Your task is to transcribe all of the data below exactly, omitting the images.

start DATA SEGMENT

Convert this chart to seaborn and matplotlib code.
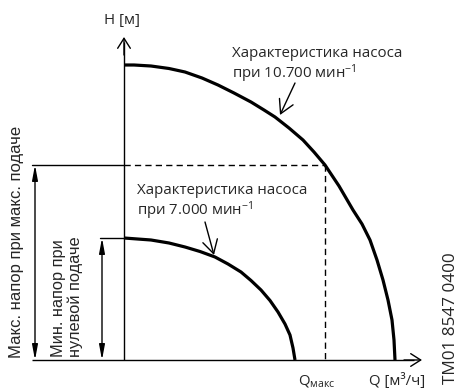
import matplotlib
matplotlib.use("Agg")
import matplotlib.pyplot as plt
import seaborn as sns
import pandas as pd

sns.set_theme(style="white")
plt.rcParams["font.family"] = ["Open Sans", "DejaVu Sans"]
plt.rcParams["mathtext.fontset"] = "custom"
plt.rcParams["mathtext.rm"] = "Open Sans"
plt.rcParams["mathtext.it"] = "Open Sans"

# ---- data (schematic units: Q flow, H head) ----
q_high = [0, 10, 27, 45, 61, 78, 94, 110, 127, 140, 151, 165, 179, 190, 201,
          215, 229, 238, 246, 253, 259, 264, 268, 270, 271]
h_high = [295, 295, 294, 291.5, 288, 282, 275, 267, 258, 250, 243, 232, 220,
          208, 195, 174, 150, 136, 120, 100, 80, 60, 40, 20, 0]
q_low = [0, 27, 45, 61, 76, 91, 104, 117, 127, 137, 146, 154, 161, 166, 169, 171]
h_low = [122, 120, 117, 113, 108.5, 103, 96, 88, 79.5, 70, 59.5, 48, 36, 25, 12, 0]
q_max = 201          # flow at max head point
h_max = 195          # head at Q_max on high-speed curve
h_min = 122          # shut-off head at low speed

label_high = "Характеристика насоса\nпри 10.700 мин$^{\\mathregular{-1}}$"
label_low = "Характеристика насоса\nпри 7.000 мин$^{\\mathregular{-1}}$"
label_hmax = "Макс. напор при макс. подаче"
label_hmin = "Мин. напор при\nнулевой подаче"
label_q = "Q [м³/ч]"
label_qmax = "Q$_{\\mathregular{макс}}$"
label_h = "H [м]"
code = "TM01 8547 0400"

df = pd.concat([
    pd.DataFrame({"Q": q_high, "H": h_high, "curve": "high"}),
    pd.DataFrame({"Q": q_low, "H": h_low, "curve": "low"}),
])

fig = plt.figure(figsize=(4.58, 3.89), dpi=100)
ax = fig.add_axes([0, 0, 1, 1])
ax.set_xlim(-124, 334)
ax.set_ylim(-29, 360)
ax.axis("off")

sns.lineplot(data=df, x="Q", y="H", units="curve", estimator=None, sort=False,
             color="black", lw=2.3, ax=ax, legend=False,
             solid_joinstyle="round", solid_capstyle="butt")

k = "black"
thin = 1.0
# axes with open arrows
ax.plot([-92, 290], [0, 0], color=k, lw=thin, solid_capstyle="butt")
ax.plot([0, 0], [0, 318], color=k, lw=thin, solid_capstyle="butt")
open_arrow = dict(arrowstyle="->,head_length=0.6,head_width=0.38", lw=thin,
                  color=k, shrinkA=0, shrinkB=0, mutation_scale=12)
ax.annotate("", xy=(298, 0), xytext=(280, 0), arrowprops=open_arrow)
ax.annotate("", xy=(0, 323), xytext=(0, 305), arrowprops=open_arrow)

# extension lines
ax.plot([-92, 0], [h_max, h_max], color=k, lw=thin)
ax.plot([0, q_max], [h_max, h_max], color=k, lw=thin, ls=(0, (4.5, 3)))
ax.plot([q_max, q_max], [h_max, 0], color=k, lw=thin, ls=(0, (4.5, 3)))
ax.plot([-24, 0], [h_min, h_min], color=k, lw=thin)

# dimension arrows
dim = dict(arrowstyle="<|-|>,head_length=0.75,head_width=0.14", lw=thin,
           color=k, shrinkA=0, shrinkB=0, mutation_scale=12)
ax.annotate("", xy=(-89, h_max), xytext=(-89, 0), arrowprops=dim)
ax.annotate("", xy=(-22, h_min), xytext=(-22, 0), arrowprops=dim)

# leader arrows
lead = dict(arrowstyle="->,head_length=0.8,head_width=0.45", lw=thin,
            color=k, shrinkA=0, shrinkB=0, mutation_scale=12)
ax.annotate("", xy=(156, 245), xytext=(171, 277), arrowprops=lead)
ax.annotate("", xy=(90, 105), xytext=(81, 138), arrowprops=lead)

fs = 10.8
ax.text(108, 314, label_high, fontsize=fs, ha="left", va="top", linespacing=1.1)
ax.text(13, 177, label_low, fontsize=fs, ha="left", va="top", linespacing=1.1)
ax.text(-2, 340, label_h, fontsize=fs, ha="center", va="center")
ax.text(193, -21, label_qmax, fontsize=fs, ha="center", va="center")
ax.text(273, -21, label_q, fontsize=fs, ha="center", va="center")
ax.text(327, -24, code, fontsize=12.3, ha="center", va="bottom", rotation=90)

ax.text(-107, 2, label_hmax, fontsize=12, ha="center", va="bottom", rotation=90,
        family=["Liberation Sans", "DejaVu Sans"])
ax.text(-57, 3, label_hmin, fontsize=11.8, ha="center", va="bottom", rotation=90,
        multialignment="left", linespacing=1.05,
        family=["Liberation Sans", "DejaVu Sans"])

fig.savefig("out.png", dpi=100)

end DATA SEGMENT

> _ANSWER_:
Convert this chart to seaborn and matplotlib code.
import matplotlib
matplotlib.use("Agg")
import matplotlib.pyplot as plt
import seaborn as sns
import pandas as pd

sns.set_theme(style="white")
plt.rcParams["font.family"] = ["Open Sans", "DejaVu Sans"]
plt.rcParams["mathtext.fontset"] = "custom"
plt.rcParams["mathtext.rm"] = "Open Sans"
plt.rcParams["mathtext.it"] = "Open Sans"

# ---- data (schematic units: Q flow, H head) ----
q_high = [0, 10, 27, 45, 61, 78, 94, 110, 127, 140, 151, 165, 179, 190, 201,
          215, 229, 238, 246, 253, 259, 264, 268, 270, 271]
h_high = [295, 295, 294, 291.5, 288, 282, 275, 267, 258, 250, 243, 232, 220,
          208, 195, 174, 150, 136, 120, 100, 80, 60, 40, 20, 0]
q_low = [0, 27, 45, 61, 76, 91, 104, 117, 127, 137, 146, 154, 161, 166, 169, 171]
h_low = [122, 120, 117, 113, 108.5, 103, 96, 88, 79.5, 70, 59.5, 48, 36, 25, 12, 0]
q_max = 201          # flow at max head point
h_max = 195          # head at Q_max on high-speed curve
h_min = 122          # shut-off head at low speed

label_high = "Характеристика насоса\nпри 10.700 мин$^{\\mathregular{-1}}$"
label_low = "Характеристика насоса\nпри 7.000 мин$^{\\mathregular{-1}}$"
label_hmax = "Макс. напор при макс. подаче"
label_hmin = "Мин. напор при\nнулевой подаче"
label_q = "Q [м³/ч]"
label_qmax = "Q$_{\\mathregular{макс}}$"
label_h = "H [м]"
code = "TM01 8547 0400"

df = pd.concat([
    pd.DataFrame({"Q": q_high, "H": h_high, "curve": "high"}),
    pd.DataFrame({"Q": q_low, "H": h_low, "curve": "low"}),
])

fig = plt.figure(figsize=(4.58, 3.89), dpi=100)
ax = fig.add_axes([0, 0, 1, 1])
ax.set_xlim(-124, 334)
ax.set_ylim(-29, 360)
ax.axis("off")

sns.lineplot(data=df, x="Q", y="H", units="curve", estimator=None, sort=False,
             color="black", lw=2.3, ax=ax, legend=False,
             solid_joinstyle="round", solid_capstyle="butt")

k = "black"
thin = 1.0
# axes with open arrows
ax.plot([-92, 290], [0, 0], color=k, lw=thin, solid_capstyle="butt")
ax.plot([0, 0], [0, 318], color=k, lw=thin, solid_capstyle="butt")
open_arrow = dict(arrowstyle="->,head_length=0.6,head_width=0.38", lw=thin,
                  color=k, shrinkA=0, shrinkB=0, mutation_scale=12)
ax.annotate("", xy=(298, 0), xytext=(280, 0), arrowprops=open_arrow)
ax.annotate("", xy=(0, 323), xytext=(0, 305), arrowprops=open_arrow)

# extension lines
ax.plot([-92, 0], [h_max, h_max], color=k, lw=thin)
ax.plot([0, q_max], [h_max, h_max], color=k, lw=thin, ls=(0, (4.5, 3)))
ax.plot([q_max, q_max], [h_max, 0], color=k, lw=thin, ls=(0, (4.5, 3)))
ax.plot([-24, 0], [h_min, h_min], color=k, lw=thin)

# dimension arrows
dim = dict(arrowstyle="<|-|>,head_length=0.75,head_width=0.14", lw=thin,
           color=k, shrinkA=0, shrinkB=0, mutation_scale=12)
ax.annotate("", xy=(-89, h_max), xytext=(-89, 0), arrowprops=dim)
ax.annotate("", xy=(-22, h_min), xytext=(-22, 0), arrowprops=dim)

# leader arrows
lead = dict(arrowstyle="->,head_length=0.8,head_width=0.45", lw=thin,
            color=k, shrinkA=0, shrinkB=0, mutation_scale=12)
ax.annotate("", xy=(156, 245), xytext=(171, 277), arrowprops=lead)
ax.annotate("", xy=(90, 105), xytext=(81, 138), arrowprops=lead)

fs = 10.8
ax.text(108, 314, label_high, fontsize=fs, ha="left", va="top", linespacing=1.1)
ax.text(13, 177, label_low, fontsize=fs, ha="left", va="top", linespacing=1.1)
ax.text(-2, 340, label_h, fontsize=fs, ha="center", va="center")
ax.text(193, -21, label_qmax, fontsize=fs, ha="center", va="center")
ax.text(273, -21, label_q, fontsize=fs, ha="center", va="center")
ax.text(327, -24, code, fontsize=12.3, ha="center", va="bottom", rotation=90)

ax.text(-107, 2, label_hmax, fontsize=12, ha="center", va="bottom", rotation=90,
        family=["Liberation Sans", "DejaVu Sans"])
ax.text(-57, 3, label_hmin, fontsize=11.8, ha="center", va="bottom", rotation=90,
        multialignment="left", linespacing=1.05,
        family=["Liberation Sans", "DejaVu Sans"])

fig.savefig("out.png", dpi=100)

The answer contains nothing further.